Infinite mode continues until you lose all lives in similar fashion to tabletop, only you need to turn the system regularly to catch everything. Challenges also interrupt the action regularly, asking you to avoid certain colours of firework, get a single colour for a limited time, blow up only matching pairs, create links of vivid bursts by tapping a projectile and then tracing along arrows to further ones in a chain, or simply survive a huge outburst. These bring much-needed variety to proceedings, which can grow stale in the steady-paced lower levels of tabletop mode.

Despite its quality, the music doesn’t hold interest very well over long play sessions. The dance-style audio is great, building up with extra layers of instrumentation whenever a new multiplier level is reached, but once you’ve maxed out that meter the music evolves no further, becoming pretty boring.

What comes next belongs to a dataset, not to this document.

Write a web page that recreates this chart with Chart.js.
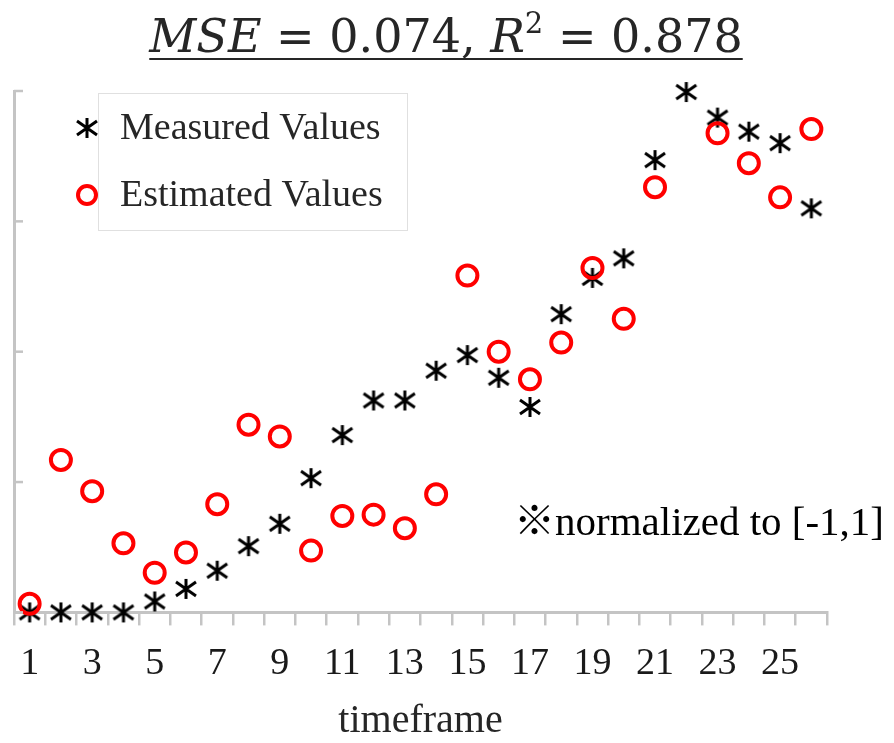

The best track, a funky and catchy little ditty, can be found in the third mode, Challenge, which separates the distractions from Infinite into their own stages. There are 30 to tackle over three difficulty groups, with bronze, silver and gold medals to be earnt through strong performances. It doesn’t take too long to polish off, but it’s an appreciated extra nonetheless.

Though Fireworks does a far better job of sustaining interest than Cliff Diving, it really doesn’t have as much reason to use augmented reality as Diving Dave’s game does. Any background would have worked with its gameplay, as it uses the video technology little aside the tabletop mode, wherein the AR cards only really act as glorified difficulty switches.

Conclusion

Fireworks contains at least a couple of hours of play, to clear the challenges and have decent goes on all difficulties. In addition, there’s lots of potential for return plays due to the emphasis of high scores and online leaderboards. For no cost, there’s no excuse not to ignite these lights.